Tuesday, January 20, 2009

WBJ: ARE Pulls Plug on GMU Lab Deal

WBJ has a story in its most recent edition about the lab situation at GMU...

Friday, January 16, 2009

Developer drops plans for George Mason University lab space expansion
Washington Business Journal - by Vandana Sinha Staff Reporter

One formal request for proposals and several months of negotiations later, George Mason University finds itself right back where it started — with no new available lab space on the horizon.

The project’s lead developer and winning bidder, Alexandria Real Estate Equities Inc., unexpectedly pulled out of discussions about a much-needed lab expansion at GMU’s Prince William County campus, according to university officials.

The parties had been negotiating the terms for a contract that would have added 30,000 square feet of wet labs to the university’s depleted supply.

The project — a coup for Prince William County — also would have brought an extra 50,000 square feet of speculative lab and incubator space to the county’s otherwise slim pickings for biotech startups.

GMU said Alexandria Real Estate cited the worsening economy when it backed away from the partnership before the papers were signed. Now the anticipated 2010 finish line for the lab building has been stretched out by at least two years. Alexandria Real Estate officials declined to comment.

Like most real estate companies, the Pasadena, Calif.-based life sciences developer felt the effects of the crumbling real estate market. It disclosed earlier this month that its chief executive officer would take a 33 percent pay cut for this year.

“We were caught by surprise by the decision,” said Vikas Chandhoke, dean of GMU’s College of Sciences. “Now we have put everything back on the drawing board.”

High up on that drawing board are the other bidders who answered the university’s request for lab proposals in late 2007. Seven developers submitted responses, five in and around the desired Innovation@Prince William Park.

GMU will also appeal to the county and state to help back a lab expansion, though that is likely to be a rocky path, thanks to mounting multimillion-dollar budget deficits.

Although GMU and Alexandria Real Estate had not arrived at a total cost estimate for the project, the university said its portion would roughly cost $300 to $400 per square foot to build out, totaling up to $12 million for the 30,000 square feet.

Prince William County officials have said they need new, smaller pieces of lab space to attract biotech companies otherwise drawn to Montgomery County’s lab-heavy mecca.

Prince William lost one GMU spinoff, Theranostics Health LLC, to Rockville in 2007 for that reason. And a second, Ceres Nanosciences LLP, is being temporarily squeezed into a GMU research building in Innovation park until it can find a permanent home.

A minimum two-year delay for new lab space won’t help the county’s efforts.

“Having wet lab space available is good for the community,” said Jason Grant, a spokesman for Prince William County’s Department of Economic Development. “How the time frame affects that will be speculative. Are there opportunities that we’d be missing out on because of that? We don’t know.”

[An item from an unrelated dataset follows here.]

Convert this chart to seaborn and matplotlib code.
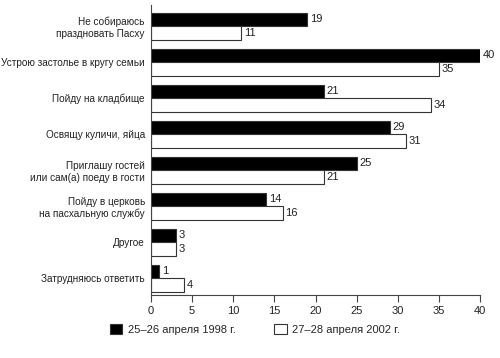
import matplotlib
matplotlib.use("Agg")
import matplotlib.pyplot as plt
from matplotlib.patches import Patch
import pandas as pd
import seaborn as sns

categories = [
    "Не собираюсь\nпраздновать Пасху",
    "Устрою застолье в кругу семьи",
    "Пойду на кладбище",
    "Освящу куличи, яйца",
    "Приглашу гостей\nили сам(а) поеду в гости",
    "Пойду в церковь\nна пасхальную службу",
    "Другое",
    "Затрудняюсь ответить",
]
series_names = ["25–26 апреля 1998 г.", "27–28 апреля 2002 г."]
values_1998 = [19, 40, 21, 29, 25, 14, 3, 1]
values_2002 = [11, 35, 34, 31, 21, 16, 3, 4]
x_ticks = [0, 5, 10, 15, 20, 25, 30, 35, 40]

rows = []
for cat, a, b in zip(categories, values_1998, values_2002):
    rows.append([cat, series_names[0], a])
    rows.append([cat, series_names[1], b])
df = pd.DataFrame(rows, columns=["Ответ", "Опрос", "Процент"])

sns.set_theme(style="white")
plt.rcParams["font.family"] = ["Liberation Sans", "DejaVu Sans"]

fig = plt.figure(figsize=(5.0, 3.58), dpi=100)
ax = fig.add_axes([0.302, 0.176, 0.658, 0.810])

sns.barplot(data=df, y="Ответ", x="Процент", hue="Опрос", orient="h",
            palette=["black", "white"], width=0.75, edgecolor="#333333",
            linewidth=0.8, ax=ax, legend=False)

for cont in ax.containers:
    ax.bar_label(cont, padding=2, fontsize=8, color="#222222")

ax.set_xlim(0, 40)
ax.set_ylim(7.47, -0.583)
ax.set_xticks(x_ticks)
ax.set_xlabel("")
ax.set_ylabel("")
ax.tick_params(axis="x", direction="out", length=5, width=0.8, color="#444444",
               labelsize=8, labelcolor="#222222", pad=3, bottom=True)
ax.tick_params(axis="y", length=0, labelsize=7.2, labelcolor="#222222", pad=4.5)
for side in ["top", "right"]:
    ax.spines[side].set_visible(False)
for side in ["left", "bottom"]:
    ax.spines[side].set_color("#444444")
    ax.spines[side].set_linewidth(0.8)

handles = [Patch(facecolor="black", edgecolor="#333333", linewidth=0.8),
           Patch(facecolor="white", edgecolor="#333333", linewidth=0.8)]
fig.legend(handles, series_names, loc="center", bbox_to_anchor=(0.51, 0.08),
           ncol=2, frameon=False, fontsize=8, handlelength=1.1, handleheight=1.1,
           columnspacing=3.5, handletextpad=0.5)

fig.savefig("out.png", dpi=100)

GMU worries about stunting its research programs while it waits for new lab space.

University officials will be able to muster roughly 8,000 square feet of temporary lab space for their 40 scientists while new building plans are drafted, but Chandhoke said those are only short-term fixes to a crunch created by a doubling research budget and 120 percent capacity at GMU’s 45,000 square feet of lab space in Fairfax and Manassas.

“Our needs are real. They’re getting more acute,” he said. “In the long term, there is really no way to resolve this thing without having new additional space. The longest we can wait is probably two years by these measures we’re taking. But again, the whole growth is going to be stymied.”